- Born: May 15, 1946 Southern Province, Rwanda
- Died: June 1994
- Occupations: Journalist and politician
- Known for: Founded the Rwanda Rushya

= André Kameya =

Rwandan journalist and politician

André Kameya (1946–1994) was a Rwandan journalist and politician. After a period in government service he founded the Rwanda Rushya ("New Rwanda") newspaper, which was critical of the Habyarimana government. He campaigned for democracy and was a prominent member of the Parti Liberal. He was killed in June 1994.

==Biography==
André Kameya was born on 15 May 1946 in Southern Province, Rwanda, (Note: Then Prefecture Butare, Commune Kibayi) the child of Augustin Rubwiriza and Nyirabahakwa Pascasie. Upon finishing primary education at Mugombwa Primary School, he attended the Karubanda Catholic seminary and then continued to Nyakibanda Major Seminary for priesthood training. While in his last year, working in Kabgayi in 1971–72, he was subjected to discrimination that awoke his sense of justice. He started to write articles for the Catholic newspaper Kinyamateka. Discrimination against Tutsi was not uncommon. This brought him to the attention of the internal security services and he was ejected from the seminary under the orders of Kayibanda. This purge instituted by the government saw many Tutsi students ejected from many Catholic seminaries and some killed.

Like many Tutsis, he took the road to exile in 1972 and returned to Rwanda in 1974. He subsequently worked for Kinyamateka, the newspaper published by the Catholic Church. in 1981, he moved to Rwandan Office of Information (ORINFOR), working on La Releve, the government's French language newspaper. Following training in law in 1984 he moved to the ministry of justice (MINIJUST), where he was the editor of the ministry journal.

After a few years in the ministry of justice, he moved to the ministry of scientific research and culture (MINESUPRES) until his resignation from public service in 1991 to start his own weekly newspaper, Rwanda Rushya ("New Rwanda"), which was critical of the government of Juvénal Habyarimana. He was among the 33 intellectuals who signed a petition to the then president Juvenal Habyarimana for the introduction of democracy and a multiparty system.

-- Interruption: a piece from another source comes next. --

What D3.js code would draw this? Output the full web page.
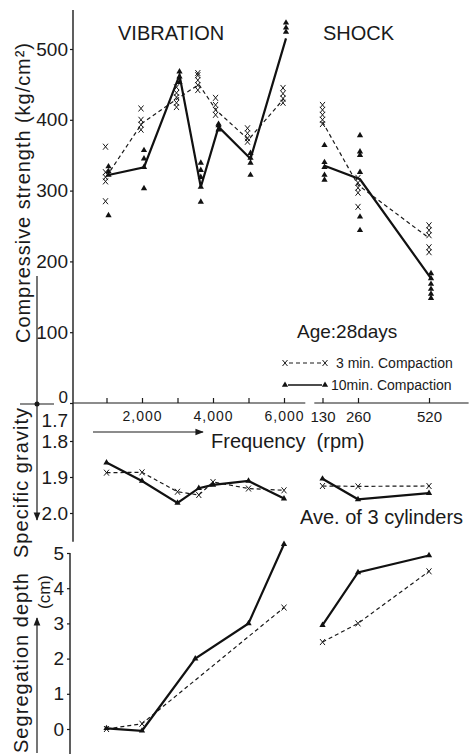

At the time when the government was fighting the Rwandan Patriotic Front (RPF), he is credited to have traveled to Byumba in the RPF zone via Kampala and met the RPF leaders Alexis Kanyarengwe and Paul Kagame for interviews. Upon his return he published the first ever article inside Rwanda - called "U Rwanda mu Rundi" (Rwanda inside Rwanda) - to comment on the objectives of the RPF and the legitimacy of their war. He was subsequently jailed for this.

The government was then depicting RPF as a bunch of Ugandan foreigners who were mounting a campaign of aggression towards Rwanda. Rwanda Rushya at times was published bi-monthly and managed to reach 3000 copies per month. Kameya was also a founding member and Secretary-General of the Parti Liberal and was in charge of the Information Commission and editor of the party's journal that came out a few times.

Kameya was killed in June 1994. His wife, Suzanne Nyiramuruta, was also killed along with their daughter in April 1994. Among many controversies surrounding his death, Olivier, Kameya's eldest son, has consistently accused the then Parish Father Wenceslas Munyeshyaka of responsibility for delivering him to the killers under the orders of Tharcisse Renzaho which were carried out by Odette Nyirabagenzi. He is buried together with other assassinated politicians at Rebero, Kicukiro District.